> TASK OBJECTIVE:
Up to and including the line that contains "var xTitle = 'Débit chaudière (m³/h)';", write out each line of the material from its first line, exactly.
· · · · · · ·
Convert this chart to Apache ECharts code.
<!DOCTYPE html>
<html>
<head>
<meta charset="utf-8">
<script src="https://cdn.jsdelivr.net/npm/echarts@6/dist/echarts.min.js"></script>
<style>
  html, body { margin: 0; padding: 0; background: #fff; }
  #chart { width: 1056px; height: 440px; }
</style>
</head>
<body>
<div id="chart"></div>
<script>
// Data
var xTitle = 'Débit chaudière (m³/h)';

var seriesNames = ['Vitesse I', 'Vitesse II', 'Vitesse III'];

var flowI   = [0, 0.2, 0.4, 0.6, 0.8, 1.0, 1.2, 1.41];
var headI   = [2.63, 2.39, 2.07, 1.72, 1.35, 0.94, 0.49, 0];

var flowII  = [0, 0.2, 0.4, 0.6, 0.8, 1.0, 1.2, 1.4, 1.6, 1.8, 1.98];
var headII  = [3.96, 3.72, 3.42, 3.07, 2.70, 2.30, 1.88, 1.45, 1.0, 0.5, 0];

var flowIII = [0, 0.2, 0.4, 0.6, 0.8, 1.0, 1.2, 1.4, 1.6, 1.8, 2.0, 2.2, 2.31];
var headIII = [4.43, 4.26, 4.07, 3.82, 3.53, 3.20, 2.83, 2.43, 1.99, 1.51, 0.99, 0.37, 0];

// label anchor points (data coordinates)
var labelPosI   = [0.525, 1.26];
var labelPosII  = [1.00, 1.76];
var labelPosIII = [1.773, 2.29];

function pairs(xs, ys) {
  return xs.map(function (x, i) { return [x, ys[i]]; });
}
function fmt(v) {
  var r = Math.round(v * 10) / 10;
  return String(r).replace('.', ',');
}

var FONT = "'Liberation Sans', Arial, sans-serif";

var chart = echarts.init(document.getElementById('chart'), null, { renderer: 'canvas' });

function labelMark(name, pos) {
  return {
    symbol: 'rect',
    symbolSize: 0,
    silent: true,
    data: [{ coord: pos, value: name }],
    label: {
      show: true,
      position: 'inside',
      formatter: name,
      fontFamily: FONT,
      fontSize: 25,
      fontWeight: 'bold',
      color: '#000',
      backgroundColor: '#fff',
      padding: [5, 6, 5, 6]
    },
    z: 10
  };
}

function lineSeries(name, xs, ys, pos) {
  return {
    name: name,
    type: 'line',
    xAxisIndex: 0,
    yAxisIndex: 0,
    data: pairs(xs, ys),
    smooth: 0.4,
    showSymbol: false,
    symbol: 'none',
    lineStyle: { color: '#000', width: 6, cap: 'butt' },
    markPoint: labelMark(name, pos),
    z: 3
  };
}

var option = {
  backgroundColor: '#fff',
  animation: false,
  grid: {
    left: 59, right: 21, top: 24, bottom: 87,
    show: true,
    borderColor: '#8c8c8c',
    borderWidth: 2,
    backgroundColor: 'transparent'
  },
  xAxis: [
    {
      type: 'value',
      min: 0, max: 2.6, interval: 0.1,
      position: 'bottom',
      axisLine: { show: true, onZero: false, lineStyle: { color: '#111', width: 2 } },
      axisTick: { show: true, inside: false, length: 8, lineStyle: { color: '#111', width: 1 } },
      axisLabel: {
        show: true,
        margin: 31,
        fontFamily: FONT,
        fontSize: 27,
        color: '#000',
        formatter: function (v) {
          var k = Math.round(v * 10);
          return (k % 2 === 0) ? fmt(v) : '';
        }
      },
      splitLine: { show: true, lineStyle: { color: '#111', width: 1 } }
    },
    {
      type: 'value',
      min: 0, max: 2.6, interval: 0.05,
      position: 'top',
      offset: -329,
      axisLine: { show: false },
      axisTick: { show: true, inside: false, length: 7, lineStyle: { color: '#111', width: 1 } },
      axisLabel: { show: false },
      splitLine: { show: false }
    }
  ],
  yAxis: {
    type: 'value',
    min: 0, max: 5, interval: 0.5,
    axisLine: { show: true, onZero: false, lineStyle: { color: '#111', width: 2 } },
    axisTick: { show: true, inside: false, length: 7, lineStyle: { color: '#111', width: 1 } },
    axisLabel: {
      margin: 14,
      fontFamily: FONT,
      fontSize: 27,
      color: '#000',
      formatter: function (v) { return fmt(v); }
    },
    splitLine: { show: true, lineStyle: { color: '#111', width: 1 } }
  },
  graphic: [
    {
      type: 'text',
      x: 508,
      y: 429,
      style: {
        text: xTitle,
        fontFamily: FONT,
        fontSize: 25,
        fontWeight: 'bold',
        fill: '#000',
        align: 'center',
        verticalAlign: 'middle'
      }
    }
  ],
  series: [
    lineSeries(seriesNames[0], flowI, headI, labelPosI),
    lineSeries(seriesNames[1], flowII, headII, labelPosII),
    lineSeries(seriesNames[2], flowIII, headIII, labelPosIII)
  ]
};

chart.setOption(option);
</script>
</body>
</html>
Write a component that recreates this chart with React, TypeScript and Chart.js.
· · · · · · ·
> REPLY TO THE EXERCISE:
Convert this chart to Apache ECharts code.
<!DOCTYPE html>
<html>
<head>
<meta charset="utf-8">
<script src="https://cdn.jsdelivr.net/npm/echarts@6/dist/echarts.min.js"></script>
<style>
  html, body { margin: 0; padding: 0; background: #fff; }
  #chart { width: 1056px; height: 440px; }
</style>
</head>
<body>
<div id="chart"></div>
<script>
// Data
var xTitle = 'Débit chaudière (m³/h)';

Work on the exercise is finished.